Friday, July 11, 2014

New Experiences Ahead

On Monday, I will begin teaching an intermediate class at my new gig.

The first year or so that I taught in a classroom, the focus was ESL.  Lesson goals were based on life skills: "students will be able to check their grocery receipt against what they actually bought and report a discrepancy to a clerk or store manager".  Lessons were supposed to include a balance of reading, writing, speaking, and listening, but the default emphasis was (in my opinion) on reading.  A lot of the speaking was actually reading aloud, a lot of the writing was related to completing exercises, a lot of the listening involved reading along.  I had been taught to develop a lesson around a grammar point that would be needed or useful in the context of the life skills goal.  The lesson format was essentially PPP.

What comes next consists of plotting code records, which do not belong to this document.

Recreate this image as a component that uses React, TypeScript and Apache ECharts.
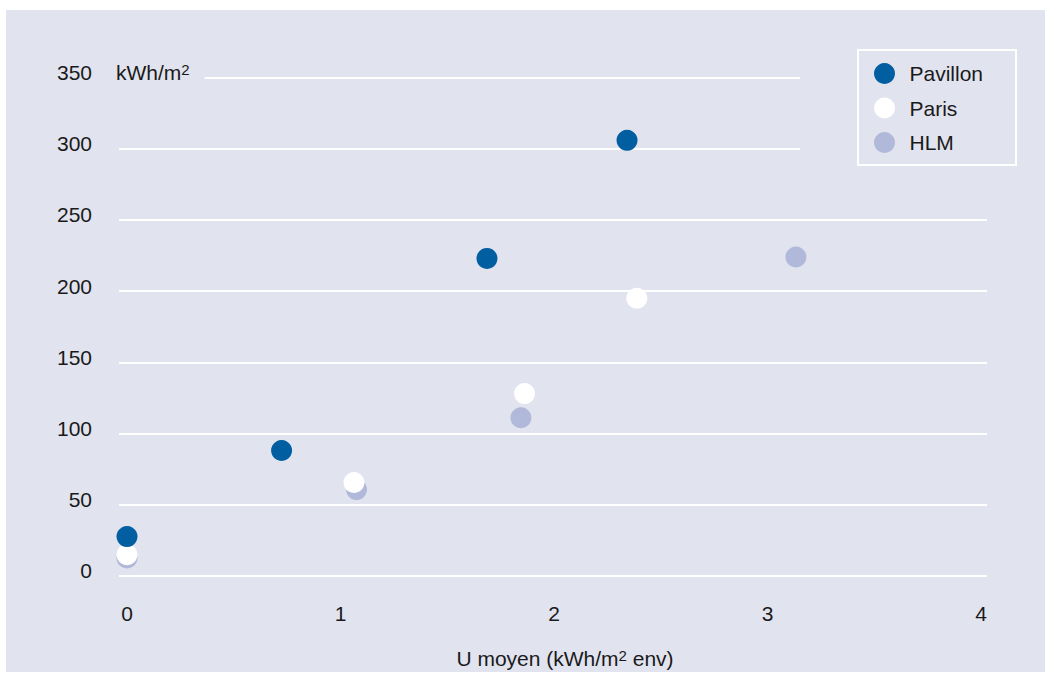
import React, { useEffect, useRef } from "react";
import * as echarts from "echarts";

const seriesNames = ["Pavillon", "Paris", "HLM"];
const pavillon: [number, number][] = [
  [0, 27.5],
  [0.724, 88],
  [1.686, 223],
  [2.342, 306],
];
const paris: [number, number][] = [
  [0, 14.8],
  [1.063, 65.5],
  [1.862, 128],
  [2.388, 195],
];
const hlm: [number, number][] = [
  [0, 12.5],
  [1.075, 60.5],
  [1.845, 111],
  [3.133, 224],
];
const xTicks = [0, 1, 2, 3, 4];
const yUnit = "kWh/m{sup|2}";
const xTitle = "U moyen (kWh/m{sup|2} env)";

const BG = "#e1e3ef";
const FONT = "'Liberation Sans', Arial, sans-serif";
const FS = 21;
const SUP = 15;
const TXT = "#1a1a1a";

export default function App() {
  const ref = useRef<HTMLDivElement>(null);
  useEffect(() => {
    document.body.style.margin = "0";
    const chart = echarts.init(ref.current!, null, { renderer: "svg" });
    chart.setOption({
      animation: false,
      backgroundColor: "#ffffff",
      textStyle: { fontFamily: FONT, fontSize: FS, color: TXT },
      graphic: [
        {
          type: "rect",
          z: -100,
          shape: { x: 6, y: 10, width: 1039, height: 662 },
          style: { fill: BG },
        },
        {
          type: "rect",
          z: 1,
          shape: { x: 800, y: 45, width: 200, height: 122 },
          style: { fill: BG },
        },
        {
          type: "text",
          z: 1,
          x: 116,
          y: 72,
          style: {
            text: yUnit,
            fontSize: FS,
            fontFamily: FONT,
            fill: TXT,
            align: "left",
            verticalAlign: "middle",
            backgroundColor: BG,
            padding: [4, 15, 4, 0],
            rich: {
              sup: { fontSize: SUP, verticalAlign: "top", fontFamily: FONT, fill: TXT },
            },
          },
        },
      ],
      grid: { left: 119, right: 64, top: 77.7, bottom: 108.3, containLabel: false },
      xAxis: {
        type: "value",
        min: -0.0375,
        max: 4.028,
        axisLine: { show: false },
        axisTick: { show: false },
        splitLine: { show: false },
        axisLabel: {
          customValues: xTicks,
          margin: 27,
          fontSize: FS,
          color: TXT,
          fontFamily: FONT,
        },
        name: xTitle,
        nameLocation: "middle",
        nameGap: 72,
        nameTextStyle: {
          fontSize: FS,
          color: TXT,
          fontFamily: FONT,
          padding: [0, 0, 0, 24],
          rich: {
            sup: { fontSize: SUP, verticalAlign: "top", fontFamily: FONT, color: TXT },
          },
        },
      },
      yAxis: {
        type: "value",
        min: 0,
        max: 350,
        interval: 50,
        axisLine: { show: false },
        axisTick: { show: false },
        splitLine: { show: true, lineStyle: { color: "#ffffff", width: 2 } },
        axisLabel: {
          margin: 27,
          fontSize: FS,
          color: TXT,
          fontFamily: FONT,
          verticalAlign: "bottom",
          lineHeight: 10,
        },
      },
      legend: {
        data: seriesNames,
        orient: "vertical",
        left: 858,
        top: 50,
        padding: [13, 33, 12, 16],
        itemWidth: 40,
        itemHeight: 21,
        itemGap: 13.5,
        icon: "circle",
        borderColor: "#ffffff",
        borderWidth: 2,
        backgroundColor: BG,
        textStyle: { fontSize: FS, color: TXT, fontFamily: FONT },
      },
      series: [
        {
          name: "Pavillon",
          type: "scatter",
          z: 4,
          symbolSize: 21,
          itemStyle: { color: "#005ea1", opacity: 1 },
          data: pavillon,
        },
        {
          name: "Paris",
          type: "scatter",
          z: 3,
          symbolSize: 21,
          itemStyle: { color: "#ffffff", opacity: 1 },
          data: paris,
        },
        {
          name: "HLM",
          type: "scatter",
          z: 2,
          symbolSize: 21,
          itemStyle: { color: "#b0b9d9", opacity: 1 },
          data: hlm,
        },
      ],
    });
    return () => chart.dispose();
  }, []);
  return <div ref={ref} style={{ width: 1051, height: 684 }} />;
}
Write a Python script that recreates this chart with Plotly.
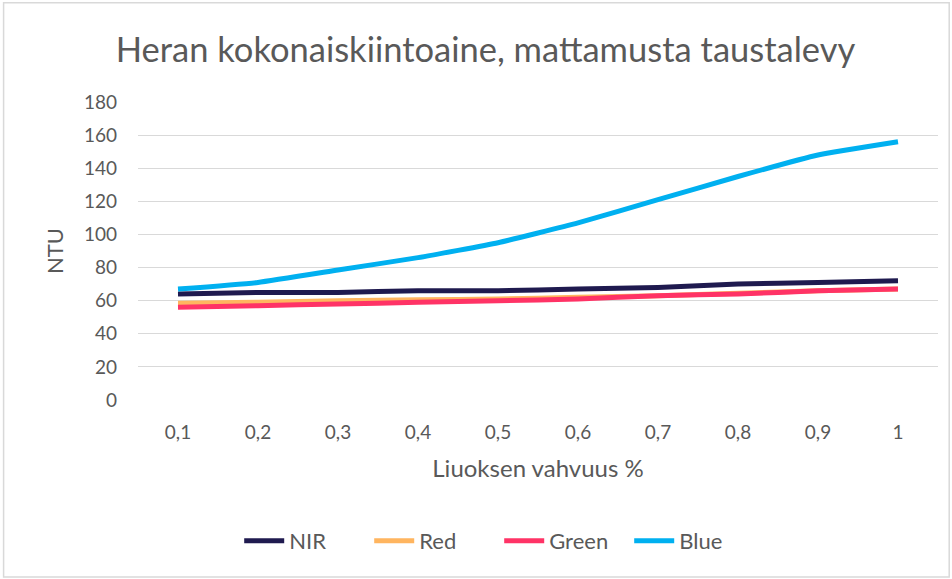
import plotly.graph_objects as go

concentrations = ["0,1", "0,2", "0,3", "0,4", "0,5", "0,6", "0,7", "0,8", "0,9", "1"]
nir = [64, 65, 65, 66, 66, 67, 68, 70, 71, 72]
red = [58.5, 59, 60, 60.5, 61, 62, 63, 64.5, 66, 67]
green = [56, 57, 58, 59, 60, 61, 63, 64, 66, 67]
blue = [67, 71, 78.5, 86, 95, 107, 121, 135, 148, 156]

series = [
    ("NIR", nir, "#1F1A4F"),
    ("Red", red, "#FFB55F"),
    ("Green", green, "#FF3366"),
    ("Blue", blue, "#00B0F0"),
]

fig = go.Figure()
for name, vals, color in series:
    fig.add_trace(go.Scatter(
        x=concentrations, y=vals, name=name, mode="lines",
        line=dict(color=color, width=5, shape="spline", smoothing=0.4),
    ))

# plot area: x 138..938, y 102..400
fig.update_layout(
    width=952, height=579,
    paper_bgcolor="#ffffff", plot_bgcolor="#ffffff",
    margin=dict(l=138, r=14, t=102, b=179),
    font=dict(family="Lato, Open Sans, sans-serif", size=19, color="#595959"),
    title=dict(text="Heran kokonaiskiintoaine, mattamusta taustalevy",
               x=0.51, xanchor="center", y=0.914, yanchor="middle",
               font=dict(size=34.5, color="#595959")),
    legend=dict(orientation="h", x=0.4515, xanchor="center", y=-0.473, yanchor="middle",
                font=dict(size=22, color="#595959"), itemwidth=40,
                entrywidth=75, entrywidthmode="pixels"),
    shapes=[dict(type="rect", xref="paper", yref="paper", x0=-0.168, x1=1.014,
                 y0=-0.594, y1=1.333, line=dict(color="#D9D9D9", width=1.5))],
    showlegend=True,
)
fig.update_xaxes(range=[-0.5, 9.5], showgrid=False, showline=False, ticks="",
                 ticklabelstandoff=19,
                 title=dict(text="Liuoksen vahvuus %", font=dict(size=24), standoff=18),
                 tickfont=dict(size=19))
fig.update_yaxes(range=[0, 180], dtick=20, showgrid=True, gridcolor="#D9D9D9", gridwidth=1.3,
                 zeroline=False, ticklabelstandoff=20,
                 title=dict(text="NTU", font=dict(size=22), standoff=14),
                 tickfont=dict(size=19))

fig.write_html("out.html", config={"displayModeBar": False},
               post_script="document.body.style.margin = '0';")
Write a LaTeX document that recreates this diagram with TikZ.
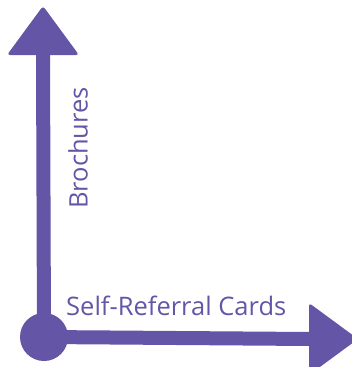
\documentclass[tikz,border=0pt]{standalone}
\usepackage{fontspec}
\setmainfont{Open Sans}
\definecolor{axispurple}{RGB}{101,85,166}
\tikzset{
  shaft/.style={line width=14pt, draw=axispurple},
  head/.style={fill=axispurple, rounded corners=3pt},
  axislabel/.style={text=axispurple, font=\fontsize{25.5}{30}\selectfont, inner sep=0pt}
}
\begin{document}
\begin{tikzpicture}[x=1pt,y=-1pt]
\useasboundingbox (0,0) rectangle (352,367);
\node[circle, fill=axispurple, minimum size=48pt, inner sep=0pt] (origin) at (44,337) {};
\coordinate (ytop) at (43,55);
\coordinate (xend) at (310,339);
\draw[shaft] (origin.center) -- (ytop);
\draw[shaft] (origin.center) -- (xend);
% arrow heads
\fill[head] (7,55) -- (43,6) -- (79,55) -- cycle;
\fill[head] (309,303) -- (358,339) -- (309,375) -- cycle;
\node[axislabel, rotate=90, anchor=south west] (ylabel) at (88,209) {Brochures};
\node[axislabel, anchor=base west] (xlabel) at (66,315) {Self-Referral Cards};
\end{tikzpicture}
\end{document}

The remaining three years of classroom teaching saw a shift.  Lessons were to revolve around US Civics topics, with language learning as needed for this purpose.  I really liked this, because I could respond to whatever language needs arose as we explored together.  It was easy to include discussion sessions (speaking practice) and we regularly watched videos related to current events (listening practice).  Learners also researched and reported on topics (writing, pronunciation).  Vocabulary-building took a larger role as well.

I would like to have expanded to project-based learning.  My thinking was to involve the learners in a real civics activity of some kind.  Perhaps organize a snack sale to benefit our host (the library) or maybe other students at our agency (GED graduates who can't afford a cap and gown, or the fees for taking the exam). Another project might be to write a language learners' newsletter to distribute to other English classes (and maybe solicit contributions from the other learners!). And, of course, learners might bring in a need from their own neighborhood. The group would think of possibilities, choose one, plan it, execute on it, and then do a post-mortem.

I hope we get more out of conversation than this! (credit)
In my new assignment, the emphasis will be on speaking and listening. Current events or a civics project remain possibilities ... if learners are so inclined.  No matter what, as long as I am not working with a fixed curriculum I will be letting the group drive the content of our lessons.  I'll be doing this indirectly by observing what they seem to be interested in and what their language needs are, and directly: asking them to discuss and choose.  New for me:

- working with a fairly stable cohort
- shorter lessons, three times a week
- teaching a course of exactly 21 lessons

It's possible that some (all?) of the learners are continuing from past courses.  They may already know each other and have expectations based on their experience with a different teacher.  So, a big part of our first lessons will be sharing a lot about myself and how I teach (unplugged!) and learning as much as I can about them. If they don't know each other, then we'll all be in the same boat!

I think the unplugged approach will go over well because, after all, this is a conversation-based course.  I'm really excited about this chance to explore spoken English more thoroughly!